MATERIAL FOR THIS EXERCISE start

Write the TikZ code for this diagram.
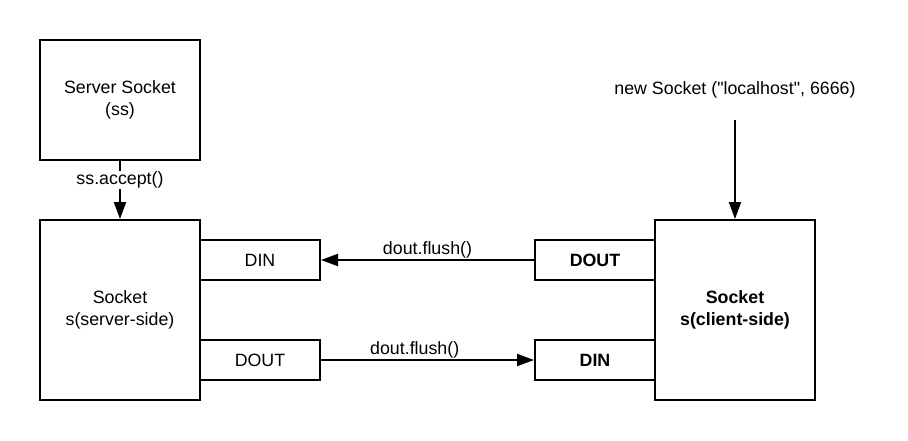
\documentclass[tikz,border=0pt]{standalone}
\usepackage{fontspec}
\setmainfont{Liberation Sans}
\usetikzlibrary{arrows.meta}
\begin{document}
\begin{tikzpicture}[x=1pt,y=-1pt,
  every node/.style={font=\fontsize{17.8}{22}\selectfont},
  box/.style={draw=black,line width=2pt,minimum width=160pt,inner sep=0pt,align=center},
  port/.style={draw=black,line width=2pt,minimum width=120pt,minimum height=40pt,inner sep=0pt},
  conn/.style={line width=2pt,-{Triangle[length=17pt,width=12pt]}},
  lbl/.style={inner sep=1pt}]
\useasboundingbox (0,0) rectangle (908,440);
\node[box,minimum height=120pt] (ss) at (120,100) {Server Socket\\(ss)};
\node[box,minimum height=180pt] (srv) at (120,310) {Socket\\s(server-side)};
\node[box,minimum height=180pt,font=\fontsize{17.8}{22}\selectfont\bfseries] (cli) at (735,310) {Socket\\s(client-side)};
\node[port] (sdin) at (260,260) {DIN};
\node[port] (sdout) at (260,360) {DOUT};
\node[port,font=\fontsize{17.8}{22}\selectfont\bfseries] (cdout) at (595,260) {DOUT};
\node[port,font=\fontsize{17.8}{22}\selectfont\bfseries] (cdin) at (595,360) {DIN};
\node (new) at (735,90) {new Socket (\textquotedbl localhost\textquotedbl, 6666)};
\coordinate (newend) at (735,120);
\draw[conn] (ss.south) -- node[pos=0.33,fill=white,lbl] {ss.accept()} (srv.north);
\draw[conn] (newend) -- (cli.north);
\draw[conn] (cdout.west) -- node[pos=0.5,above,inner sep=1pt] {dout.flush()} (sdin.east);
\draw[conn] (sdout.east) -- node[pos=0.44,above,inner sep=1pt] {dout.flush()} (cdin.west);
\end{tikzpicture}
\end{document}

MATERIAL FOR THIS EXERCISE end
MATERIAL FOR THIS EXERCISE start

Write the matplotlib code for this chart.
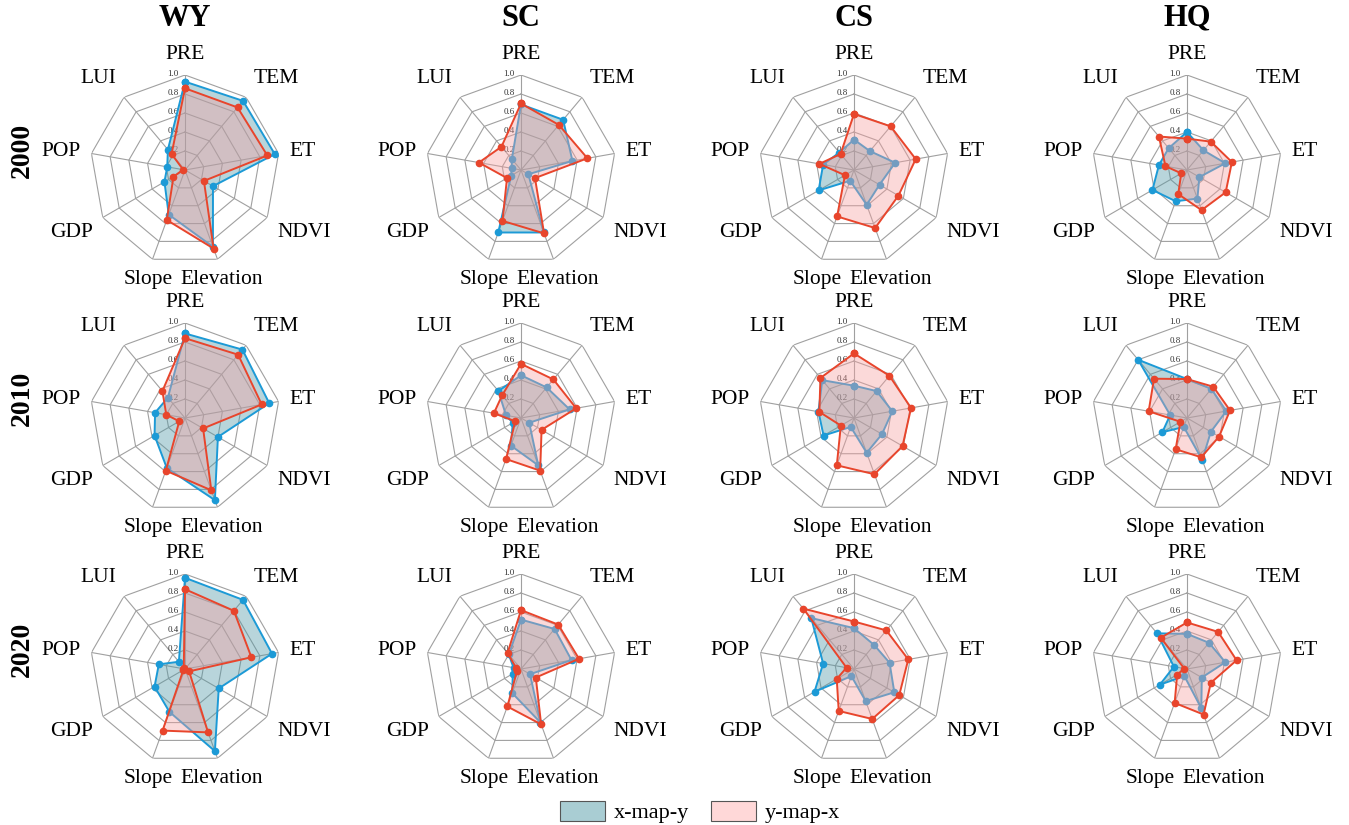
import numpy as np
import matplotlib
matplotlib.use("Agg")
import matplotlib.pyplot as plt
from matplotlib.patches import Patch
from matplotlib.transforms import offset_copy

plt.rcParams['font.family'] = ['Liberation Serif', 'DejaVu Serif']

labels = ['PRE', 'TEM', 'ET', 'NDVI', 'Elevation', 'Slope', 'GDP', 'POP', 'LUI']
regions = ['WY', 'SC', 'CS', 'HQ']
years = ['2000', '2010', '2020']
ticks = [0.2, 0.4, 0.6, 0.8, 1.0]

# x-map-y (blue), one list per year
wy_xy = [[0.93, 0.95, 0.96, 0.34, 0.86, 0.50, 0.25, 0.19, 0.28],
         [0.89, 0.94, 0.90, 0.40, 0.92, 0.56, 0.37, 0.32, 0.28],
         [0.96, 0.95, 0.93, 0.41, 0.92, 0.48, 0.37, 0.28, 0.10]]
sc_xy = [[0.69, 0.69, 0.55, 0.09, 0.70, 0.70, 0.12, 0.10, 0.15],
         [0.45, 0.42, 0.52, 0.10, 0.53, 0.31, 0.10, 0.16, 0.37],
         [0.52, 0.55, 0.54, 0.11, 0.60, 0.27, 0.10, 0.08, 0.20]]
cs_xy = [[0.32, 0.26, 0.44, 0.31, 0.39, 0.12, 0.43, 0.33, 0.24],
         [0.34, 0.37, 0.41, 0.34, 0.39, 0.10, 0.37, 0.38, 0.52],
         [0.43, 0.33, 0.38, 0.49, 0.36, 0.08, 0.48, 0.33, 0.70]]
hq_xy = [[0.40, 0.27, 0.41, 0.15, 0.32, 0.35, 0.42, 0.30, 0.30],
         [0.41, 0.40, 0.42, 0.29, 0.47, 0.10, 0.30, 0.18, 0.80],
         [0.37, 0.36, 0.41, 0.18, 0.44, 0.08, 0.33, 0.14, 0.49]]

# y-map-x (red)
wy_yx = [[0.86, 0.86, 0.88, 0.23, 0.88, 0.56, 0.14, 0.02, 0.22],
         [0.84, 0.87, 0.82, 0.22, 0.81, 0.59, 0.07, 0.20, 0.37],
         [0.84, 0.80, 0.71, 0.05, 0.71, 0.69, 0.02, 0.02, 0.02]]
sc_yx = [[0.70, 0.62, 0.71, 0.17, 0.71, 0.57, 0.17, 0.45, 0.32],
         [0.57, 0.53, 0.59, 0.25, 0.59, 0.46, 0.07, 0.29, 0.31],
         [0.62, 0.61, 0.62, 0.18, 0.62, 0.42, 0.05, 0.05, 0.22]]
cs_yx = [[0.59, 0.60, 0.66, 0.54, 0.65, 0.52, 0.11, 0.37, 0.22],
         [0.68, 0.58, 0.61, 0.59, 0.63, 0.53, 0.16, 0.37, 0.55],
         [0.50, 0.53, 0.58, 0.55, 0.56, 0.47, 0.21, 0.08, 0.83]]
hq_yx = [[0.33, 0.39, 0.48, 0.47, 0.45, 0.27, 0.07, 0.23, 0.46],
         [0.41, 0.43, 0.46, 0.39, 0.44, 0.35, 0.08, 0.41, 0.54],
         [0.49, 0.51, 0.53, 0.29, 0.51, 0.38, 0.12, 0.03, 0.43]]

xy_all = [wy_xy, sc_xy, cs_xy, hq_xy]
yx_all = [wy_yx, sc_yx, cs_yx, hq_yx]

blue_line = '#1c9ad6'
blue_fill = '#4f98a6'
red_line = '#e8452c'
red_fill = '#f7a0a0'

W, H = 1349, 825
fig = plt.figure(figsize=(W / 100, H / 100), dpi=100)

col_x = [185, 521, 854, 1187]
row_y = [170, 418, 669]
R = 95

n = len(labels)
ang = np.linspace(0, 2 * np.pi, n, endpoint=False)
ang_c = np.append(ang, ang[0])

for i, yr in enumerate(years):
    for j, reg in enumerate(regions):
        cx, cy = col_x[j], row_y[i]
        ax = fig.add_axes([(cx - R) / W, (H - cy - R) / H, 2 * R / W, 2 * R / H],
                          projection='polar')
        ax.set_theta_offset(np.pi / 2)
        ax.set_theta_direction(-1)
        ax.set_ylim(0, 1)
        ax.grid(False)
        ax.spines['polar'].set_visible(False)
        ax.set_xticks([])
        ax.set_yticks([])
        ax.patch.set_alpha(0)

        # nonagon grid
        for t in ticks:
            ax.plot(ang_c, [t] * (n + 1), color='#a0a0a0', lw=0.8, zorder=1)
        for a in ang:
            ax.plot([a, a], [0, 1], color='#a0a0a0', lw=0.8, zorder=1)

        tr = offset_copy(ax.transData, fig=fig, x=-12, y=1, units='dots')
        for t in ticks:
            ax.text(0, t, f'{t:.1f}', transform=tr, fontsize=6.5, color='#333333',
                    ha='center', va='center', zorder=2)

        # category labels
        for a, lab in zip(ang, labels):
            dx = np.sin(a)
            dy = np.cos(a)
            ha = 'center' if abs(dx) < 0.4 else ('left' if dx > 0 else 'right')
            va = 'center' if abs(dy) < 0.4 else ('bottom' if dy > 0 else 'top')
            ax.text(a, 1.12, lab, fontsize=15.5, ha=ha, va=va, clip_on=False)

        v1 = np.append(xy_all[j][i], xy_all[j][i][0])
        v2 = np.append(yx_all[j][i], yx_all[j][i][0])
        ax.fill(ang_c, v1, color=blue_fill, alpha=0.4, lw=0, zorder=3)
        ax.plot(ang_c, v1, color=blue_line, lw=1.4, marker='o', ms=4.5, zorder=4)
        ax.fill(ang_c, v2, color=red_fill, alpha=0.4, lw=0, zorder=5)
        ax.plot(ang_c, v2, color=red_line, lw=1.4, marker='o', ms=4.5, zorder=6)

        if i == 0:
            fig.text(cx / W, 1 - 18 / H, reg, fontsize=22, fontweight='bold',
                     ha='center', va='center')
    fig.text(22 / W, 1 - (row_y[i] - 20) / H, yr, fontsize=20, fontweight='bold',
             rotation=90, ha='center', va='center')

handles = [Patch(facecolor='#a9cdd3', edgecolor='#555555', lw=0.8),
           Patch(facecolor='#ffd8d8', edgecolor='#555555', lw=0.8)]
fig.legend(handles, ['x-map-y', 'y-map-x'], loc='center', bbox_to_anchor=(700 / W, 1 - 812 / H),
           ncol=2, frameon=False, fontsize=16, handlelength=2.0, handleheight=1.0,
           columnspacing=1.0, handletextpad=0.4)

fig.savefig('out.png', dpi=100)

MATERIAL FOR THIS EXERCISE end

== YOUR INSTRUCTIONS ==
Transcribe, exactly as written, the lines starting at the one with "Write the matplotlib code for this chart." and ending at the one with "ticks = [0.2, 0.4, 0.6, 0.8, 1.0]", and nothing more. Pictures are not part of the copy.

== ANSWER TO THIS TASK ==
Write the matplotlib code for this chart.
import numpy as np
import matplotlib
matplotlib.use("Agg")
import matplotlib.pyplot as plt
from matplotlib.patches import Patch
from matplotlib.transforms import offset_copy

plt.rcParams['font.family'] = ['Liberation Serif', 'DejaVu Serif']

labels = ['PRE', 'TEM', 'ET', 'NDVI', 'Elevation', 'Slope', 'GDP', 'POP', 'LUI']
regions = ['WY', 'SC', 'CS', 'HQ']
years = ['2000', '2010', '2020']
ticks = [0.2, 0.4, 0.6, 0.8, 1.0]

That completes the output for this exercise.